Given request
Print all of the lines exactly. Any picture among them stays out.
(begin)
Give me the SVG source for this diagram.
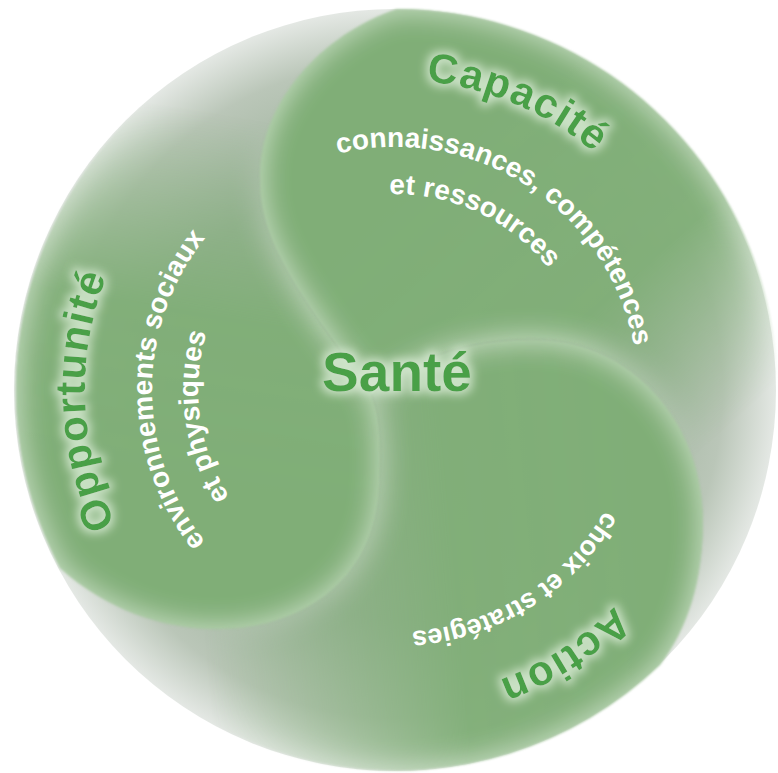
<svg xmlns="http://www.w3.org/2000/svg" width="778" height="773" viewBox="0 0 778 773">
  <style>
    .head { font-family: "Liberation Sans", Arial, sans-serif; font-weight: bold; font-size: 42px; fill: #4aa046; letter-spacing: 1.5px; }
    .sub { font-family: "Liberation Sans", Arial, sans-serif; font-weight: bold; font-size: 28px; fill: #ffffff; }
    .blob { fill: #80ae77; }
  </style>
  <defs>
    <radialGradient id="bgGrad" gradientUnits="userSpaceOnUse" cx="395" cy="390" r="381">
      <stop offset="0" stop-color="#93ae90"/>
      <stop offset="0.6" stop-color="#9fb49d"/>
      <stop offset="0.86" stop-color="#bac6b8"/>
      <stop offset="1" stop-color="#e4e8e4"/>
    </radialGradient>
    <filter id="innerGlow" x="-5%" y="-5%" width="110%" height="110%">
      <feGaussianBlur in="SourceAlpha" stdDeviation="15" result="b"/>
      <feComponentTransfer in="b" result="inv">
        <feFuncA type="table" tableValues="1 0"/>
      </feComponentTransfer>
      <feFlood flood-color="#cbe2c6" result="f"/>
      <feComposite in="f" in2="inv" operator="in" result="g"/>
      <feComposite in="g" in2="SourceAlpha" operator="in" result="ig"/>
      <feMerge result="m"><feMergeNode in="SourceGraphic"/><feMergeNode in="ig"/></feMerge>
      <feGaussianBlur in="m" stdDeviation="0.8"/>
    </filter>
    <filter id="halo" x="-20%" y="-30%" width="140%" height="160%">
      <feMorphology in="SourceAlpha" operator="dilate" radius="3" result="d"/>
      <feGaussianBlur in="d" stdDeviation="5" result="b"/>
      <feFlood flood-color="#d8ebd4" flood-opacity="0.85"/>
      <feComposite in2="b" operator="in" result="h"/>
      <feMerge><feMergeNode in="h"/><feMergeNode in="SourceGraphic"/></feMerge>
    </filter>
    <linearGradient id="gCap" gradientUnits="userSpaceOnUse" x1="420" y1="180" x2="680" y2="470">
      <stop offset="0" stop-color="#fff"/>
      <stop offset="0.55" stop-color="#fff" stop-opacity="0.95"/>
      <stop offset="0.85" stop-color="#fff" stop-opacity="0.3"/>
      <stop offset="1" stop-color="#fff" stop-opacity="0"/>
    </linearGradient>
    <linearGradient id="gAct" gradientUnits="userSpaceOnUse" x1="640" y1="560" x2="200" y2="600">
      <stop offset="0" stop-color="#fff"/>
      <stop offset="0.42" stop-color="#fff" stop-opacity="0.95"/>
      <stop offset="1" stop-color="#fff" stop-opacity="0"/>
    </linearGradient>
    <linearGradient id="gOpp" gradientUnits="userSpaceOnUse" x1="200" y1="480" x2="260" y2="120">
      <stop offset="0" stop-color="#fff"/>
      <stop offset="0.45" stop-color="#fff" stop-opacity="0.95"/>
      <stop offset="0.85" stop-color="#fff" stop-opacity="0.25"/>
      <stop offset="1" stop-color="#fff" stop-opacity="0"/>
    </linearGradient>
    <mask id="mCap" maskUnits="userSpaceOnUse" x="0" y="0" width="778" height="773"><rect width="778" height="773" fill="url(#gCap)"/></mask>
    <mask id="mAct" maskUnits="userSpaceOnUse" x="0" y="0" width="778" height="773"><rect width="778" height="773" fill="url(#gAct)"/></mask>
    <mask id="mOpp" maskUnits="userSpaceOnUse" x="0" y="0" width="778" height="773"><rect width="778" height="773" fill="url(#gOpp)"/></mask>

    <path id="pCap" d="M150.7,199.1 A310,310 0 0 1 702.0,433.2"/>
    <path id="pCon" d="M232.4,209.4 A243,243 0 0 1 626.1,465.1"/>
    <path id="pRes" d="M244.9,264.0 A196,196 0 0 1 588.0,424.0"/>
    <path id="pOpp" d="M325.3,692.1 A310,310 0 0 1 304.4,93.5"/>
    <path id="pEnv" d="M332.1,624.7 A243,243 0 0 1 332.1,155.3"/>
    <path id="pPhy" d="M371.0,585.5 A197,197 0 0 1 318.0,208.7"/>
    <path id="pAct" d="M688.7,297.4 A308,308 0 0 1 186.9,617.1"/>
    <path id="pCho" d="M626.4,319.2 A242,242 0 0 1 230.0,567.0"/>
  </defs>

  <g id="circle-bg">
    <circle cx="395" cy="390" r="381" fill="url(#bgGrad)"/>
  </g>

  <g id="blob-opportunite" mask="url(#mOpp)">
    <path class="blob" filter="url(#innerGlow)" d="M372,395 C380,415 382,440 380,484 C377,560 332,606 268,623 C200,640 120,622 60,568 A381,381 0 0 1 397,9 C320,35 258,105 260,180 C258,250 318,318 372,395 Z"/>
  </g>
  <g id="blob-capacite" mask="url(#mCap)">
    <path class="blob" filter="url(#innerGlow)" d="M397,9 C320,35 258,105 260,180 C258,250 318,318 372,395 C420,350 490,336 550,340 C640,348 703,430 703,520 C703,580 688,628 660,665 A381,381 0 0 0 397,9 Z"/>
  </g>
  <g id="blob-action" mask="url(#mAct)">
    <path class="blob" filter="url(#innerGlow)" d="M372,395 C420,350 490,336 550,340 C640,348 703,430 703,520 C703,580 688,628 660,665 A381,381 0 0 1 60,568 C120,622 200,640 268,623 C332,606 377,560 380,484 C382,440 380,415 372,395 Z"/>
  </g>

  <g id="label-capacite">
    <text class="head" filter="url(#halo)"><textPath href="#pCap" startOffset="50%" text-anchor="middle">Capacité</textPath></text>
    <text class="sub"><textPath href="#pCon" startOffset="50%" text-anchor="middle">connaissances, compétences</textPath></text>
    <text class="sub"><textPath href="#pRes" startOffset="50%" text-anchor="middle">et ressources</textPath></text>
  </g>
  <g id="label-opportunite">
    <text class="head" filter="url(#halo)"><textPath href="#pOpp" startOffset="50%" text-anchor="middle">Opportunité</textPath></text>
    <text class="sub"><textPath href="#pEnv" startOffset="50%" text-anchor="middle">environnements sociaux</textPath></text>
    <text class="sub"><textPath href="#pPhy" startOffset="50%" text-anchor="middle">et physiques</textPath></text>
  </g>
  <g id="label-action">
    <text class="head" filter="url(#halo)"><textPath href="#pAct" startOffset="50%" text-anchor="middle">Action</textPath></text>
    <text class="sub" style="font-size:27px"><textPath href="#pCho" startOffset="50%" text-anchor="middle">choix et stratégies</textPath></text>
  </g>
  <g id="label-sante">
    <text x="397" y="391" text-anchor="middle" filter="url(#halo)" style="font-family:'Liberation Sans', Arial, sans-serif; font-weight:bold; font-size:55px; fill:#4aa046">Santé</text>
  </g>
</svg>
(end)
Task output
Give me the SVG source for this diagram.
<svg xmlns="http://www.w3.org/2000/svg" width="778" height="773" viewBox="0 0 778 773">
  <style>
    .head { font-family: "Liberation Sans", Arial, sans-serif; font-weight: bold; font-size: 42px; fill: #4aa046; letter-spacing: 1.5px; }
    .sub { font-family: "Liberation Sans", Arial, sans-serif; font-weight: bold; font-size: 28px; fill: #ffffff; }
    .blob { fill: #80ae77; }
  </style>
  <defs>
    <radialGradient id="bgGrad" gradientUnits="userSpaceOnUse" cx="395" cy="390" r="381">
      <stop offset="0" stop-color="#93ae90"/>
      <stop offset="0.6" stop-color="#9fb49d"/>
      <stop offset="0.86" stop-color="#bac6b8"/>
      <stop offset="1" stop-color="#e4e8e4"/>
    </radialGradient>
    <filter id="innerGlow" x="-5%" y="-5%" width="110%" height="110%">
      <feGaussianBlur in="SourceAlpha" stdDeviation="15" result="b"/>
      <feComponentTransfer in="b" result="inv">
        <feFuncA type="table" tableValues="1 0"/>
      </feComponentTransfer>
      <feFlood flood-color="#cbe2c6" result="f"/>
      <feComposite in="f" in2="inv" operator="in" result="g"/>
      <feComposite in="g" in2="SourceAlpha" operator="in" result="ig"/>
      <feMerge result="m"><feMergeNode in="SourceGraphic"/><feMergeNode in="ig"/></feMerge>
      <feGaussianBlur in="m" stdDeviation="0.8"/>
    </filter>
    <filter id="halo" x="-20%" y="-30%" width="140%" height="160%">
      <feMorphology in="SourceAlpha" operator="dilate" radius="3" result="d"/>
      <feGaussianBlur in="d" stdDeviation="5" result="b"/>
      <feFlood flood-color="#d8ebd4" flood-opacity="0.85"/>
      <feComposite in2="b" operator="in" result="h"/>
      <feMerge><feMergeNode in="h"/><feMergeNode in="SourceGraphic"/></feMerge>
    </filter>
    <linearGradient id="gCap" gradientUnits="userSpaceOnUse" x1="420" y1="180" x2="680" y2="470">
      <stop offset="0" stop-color="#fff"/>
      <stop offset="0.55" stop-color="#fff" stop-opacity="0.95"/>
      <stop offset="0.85" stop-color="#fff" stop-opacity="0.3"/>
      <stop offset="1" stop-color="#fff" stop-opacity="0"/>
    </linearGradient>
    <linearGradient id="gAct" gradientUnits="userSpaceOnUse" x1="640" y1="560" x2="200" y2="600">
      <stop offset="0" stop-color="#fff"/>
      <stop offset="0.42" stop-color="#fff" stop-opacity="0.95"/>
      <stop offset="1" stop-color="#fff" stop-opacity="0"/>
    </linearGradient>
    <linearGradient id="gOpp" gradientUnits="userSpaceOnUse" x1="200" y1="480" x2="260" y2="120">
      <stop offset="0" stop-color="#fff"/>
      <stop offset="0.45" stop-color="#fff" stop-opacity="0.95"/>
      <stop offset="0.85" stop-color="#fff" stop-opacity="0.25"/>
      <stop offset="1" stop-color="#fff" stop-opacity="0"/>
    </linearGradient>
    <mask id="mCap" maskUnits="userSpaceOnUse" x="0" y="0" width="778" height="773"><rect width="778" height="773" fill="url(#gCap)"/></mask>
    <mask id="mAct" maskUnits="userSpaceOnUse" x="0" y="0" width="778" height="773"><rect width="778" height="773" fill="url(#gAct)"/></mask>
    <mask id="mOpp" maskUnits="userSpaceOnUse" x="0" y="0" width="778" height="773"><rect width="778" height="773" fill="url(#gOpp)"/></mask>

    <path id="pCap" d="M150.7,199.1 A310,310 0 0 1 702.0,433.2"/>
    <path id="pCon" d="M232.4,209.4 A243,243 0 0 1 626.1,465.1"/>
    <path id="pRes" d="M244.9,264.0 A196,196 0 0 1 588.0,424.0"/>
    <path id="pOpp" d="M325.3,692.1 A310,310 0 0 1 304.4,93.5"/>
    <path id="pEnv" d="M332.1,624.7 A243,243 0 0 1 332.1,155.3"/>
    <path id="pPhy" d="M371.0,585.5 A197,197 0 0 1 318.0,208.7"/>
    <path id="pAct" d="M688.7,297.4 A308,308 0 0 1 186.9,617.1"/>
    <path id="pCho" d="M626.4,319.2 A242,242 0 0 1 230.0,567.0"/>
  </defs>

  <g id="circle-bg">
    <circle cx="395" cy="390" r="381" fill="url(#bgGrad)"/>
  </g>

  <g id="blob-opportunite" mask="url(#mOpp)">
    <path class="blob" filter="url(#innerGlow)" d="M372,395 C380,415 382,440 380,484 C377,560 332,606 268,623 C200,640 120,622 60,568 A381,381 0 0 1 397,9 C320,35 258,105 260,180 C258,250 318,318 372,395 Z"/>
  </g>
  <g id="blob-capacite" mask="url(#mCap)">
    <path class="blob" filter="url(#innerGlow)" d="M397,9 C320,35 258,105 260,180 C258,250 318,318 372,395 C420,350 490,336 550,340 C640,348 703,430 703,520 C703,580 688,628 660,665 A381,381 0 0 0 397,9 Z"/>
  </g>
  <g id="blob-action" mask="url(#mAct)">
    <path class="blob" filter="url(#innerGlow)" d="M372,395 C420,350 490,336 550,340 C640,348 703,430 703,520 C703,580 688,628 660,665 A381,381 0 0 1 60,568 C120,622 200,640 268,623 C332,606 377,560 380,484 C382,440 380,415 372,395 Z"/>
  </g>

  <g id="label-capacite">
    <text class="head" filter="url(#halo)"><textPath href="#pCap" startOffset="50%" text-anchor="middle">Capacité</textPath></text>
    <text class="sub"><textPath href="#pCon" startOffset="50%" text-anchor="middle">connaissances, compétences</textPath></text>
    <text class="sub"><textPath href="#pRes" startOffset="50%" text-anchor="middle">et ressources</textPath></text>
  </g>
  <g id="label-opportunite">
    <text class="head" filter="url(#halo)"><textPath href="#pOpp" startOffset="50%" text-anchor="middle">Opportunité</textPath></text>
    <text class="sub"><textPath href="#pEnv" startOffset="50%" text-anchor="middle">environnements sociaux</textPath></text>
    <text class="sub"><textPath href="#pPhy" startOffset="50%" text-anchor="middle">et physiques</textPath></text>
  </g>
  <g id="label-action">
    <text class="head" filter="url(#halo)"><textPath href="#pAct" startOffset="50%" text-anchor="middle">Action</textPath></text>
    <text class="sub" style="font-size:27px"><textPath href="#pCho" startOffset="50%" text-anchor="middle">choix et stratégies</textPath></text>
  </g>
  <g id="label-sante">
    <text x="397" y="391" text-anchor="middle" filter="url(#halo)" style="font-family:'Liberation Sans', Arial, sans-serif; font-weight:bold; font-size:55px; fill:#4aa046">Santé</text>
  </g>
</svg>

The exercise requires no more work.